## BEGIN Data extract

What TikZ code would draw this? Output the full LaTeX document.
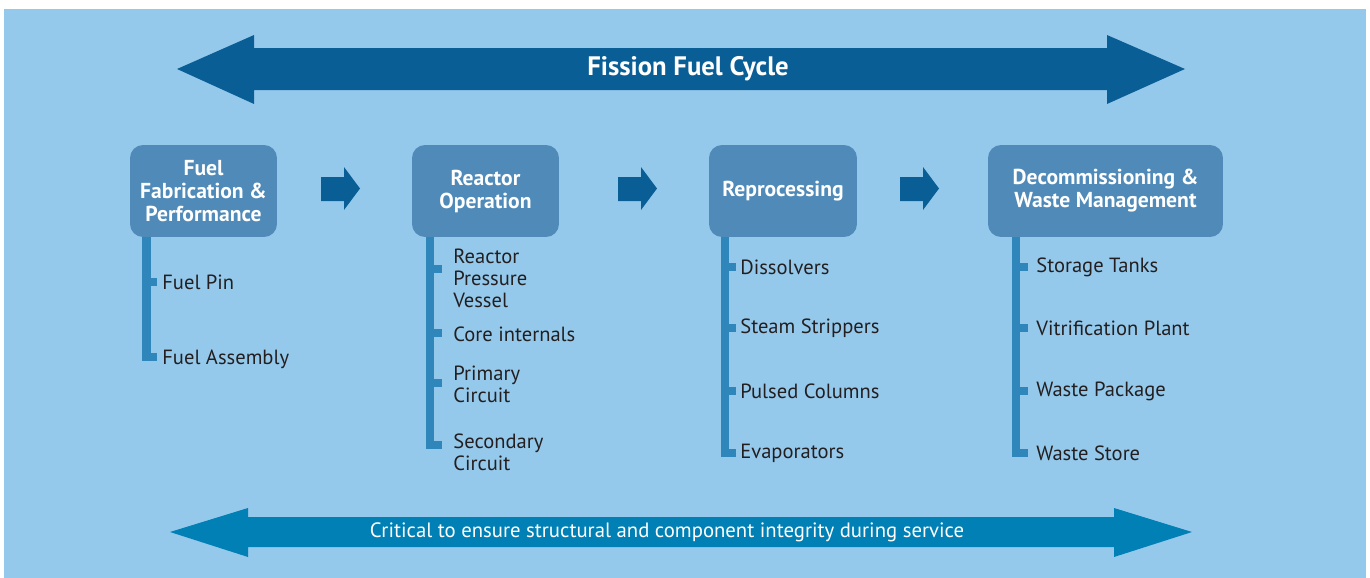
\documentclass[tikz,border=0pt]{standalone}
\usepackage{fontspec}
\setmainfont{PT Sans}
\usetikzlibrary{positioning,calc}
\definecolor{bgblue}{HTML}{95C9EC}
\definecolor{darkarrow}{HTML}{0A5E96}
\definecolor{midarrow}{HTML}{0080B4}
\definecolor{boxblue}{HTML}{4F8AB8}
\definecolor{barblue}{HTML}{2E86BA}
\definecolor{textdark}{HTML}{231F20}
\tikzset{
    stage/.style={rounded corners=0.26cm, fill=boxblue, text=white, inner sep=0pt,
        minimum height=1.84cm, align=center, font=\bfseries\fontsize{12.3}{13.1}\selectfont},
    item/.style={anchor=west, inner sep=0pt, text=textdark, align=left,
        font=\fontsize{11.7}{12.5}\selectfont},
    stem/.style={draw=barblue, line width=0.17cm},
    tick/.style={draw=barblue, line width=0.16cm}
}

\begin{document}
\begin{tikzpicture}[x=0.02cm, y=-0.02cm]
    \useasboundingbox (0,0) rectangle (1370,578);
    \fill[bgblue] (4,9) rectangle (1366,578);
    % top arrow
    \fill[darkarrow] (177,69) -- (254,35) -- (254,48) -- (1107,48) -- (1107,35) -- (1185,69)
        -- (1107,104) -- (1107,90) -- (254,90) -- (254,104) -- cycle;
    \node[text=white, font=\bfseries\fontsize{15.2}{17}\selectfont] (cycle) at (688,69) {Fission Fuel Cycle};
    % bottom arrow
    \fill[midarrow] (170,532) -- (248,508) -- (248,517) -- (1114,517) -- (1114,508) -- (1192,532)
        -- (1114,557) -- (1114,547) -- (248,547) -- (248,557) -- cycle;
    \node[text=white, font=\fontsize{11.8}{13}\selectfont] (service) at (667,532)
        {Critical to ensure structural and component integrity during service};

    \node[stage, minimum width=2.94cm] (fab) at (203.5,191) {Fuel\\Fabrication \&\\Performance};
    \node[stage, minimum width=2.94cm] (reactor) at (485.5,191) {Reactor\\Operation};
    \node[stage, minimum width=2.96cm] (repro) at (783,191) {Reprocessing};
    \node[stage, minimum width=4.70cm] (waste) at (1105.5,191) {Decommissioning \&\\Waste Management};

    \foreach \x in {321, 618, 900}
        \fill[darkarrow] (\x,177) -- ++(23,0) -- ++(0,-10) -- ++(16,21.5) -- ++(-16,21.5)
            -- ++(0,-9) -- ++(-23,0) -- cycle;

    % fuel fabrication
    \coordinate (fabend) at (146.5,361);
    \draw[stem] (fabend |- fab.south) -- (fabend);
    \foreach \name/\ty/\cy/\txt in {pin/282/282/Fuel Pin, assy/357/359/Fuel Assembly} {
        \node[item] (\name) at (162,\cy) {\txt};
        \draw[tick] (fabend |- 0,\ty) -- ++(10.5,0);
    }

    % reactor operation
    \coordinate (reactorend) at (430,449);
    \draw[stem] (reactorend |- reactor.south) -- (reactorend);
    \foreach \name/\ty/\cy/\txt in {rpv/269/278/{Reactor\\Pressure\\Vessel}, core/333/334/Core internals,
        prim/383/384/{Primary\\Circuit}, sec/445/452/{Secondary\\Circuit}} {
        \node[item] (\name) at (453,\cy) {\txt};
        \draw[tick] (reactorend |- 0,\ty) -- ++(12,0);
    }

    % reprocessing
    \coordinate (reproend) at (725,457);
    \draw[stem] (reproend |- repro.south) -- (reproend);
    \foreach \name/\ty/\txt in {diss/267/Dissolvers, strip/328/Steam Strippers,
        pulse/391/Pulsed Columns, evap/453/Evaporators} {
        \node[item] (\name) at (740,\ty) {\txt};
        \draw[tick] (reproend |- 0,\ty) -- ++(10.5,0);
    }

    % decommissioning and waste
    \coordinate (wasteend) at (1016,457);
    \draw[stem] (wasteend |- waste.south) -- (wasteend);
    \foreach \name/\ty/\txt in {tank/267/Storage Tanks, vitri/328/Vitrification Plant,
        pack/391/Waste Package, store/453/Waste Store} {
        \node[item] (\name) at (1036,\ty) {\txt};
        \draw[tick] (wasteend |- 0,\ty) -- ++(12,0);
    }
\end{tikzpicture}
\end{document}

## END Data extract

> Problem requirements
From the data above, show each line that contains "draw".

> Solution for this task
What TikZ code would draw this? Output the full LaTeX document.
    stem/.style={draw=barblue, line width=0.17cm},
    tick/.style={draw=barblue, line width=0.16cm}
    \draw[stem] (fabend |- fab.south) -- (fabend);
        \draw[tick] (fabend |- 0,\ty) -- ++(10.5,0);
    \draw[stem] (reactorend |- reactor.south) -- (reactorend);
        \draw[tick] (reactorend |- 0,\ty) -- ++(12,0);
    \draw[stem] (reproend |- repro.south) -- (reproend);
        \draw[tick] (reproend |- 0,\ty) -- ++(10.5,0);
    \draw[stem] (wasteend |- waste.south) -- (wasteend);
        \draw[tick] (wasteend |- 0,\ty) -- ++(12,0);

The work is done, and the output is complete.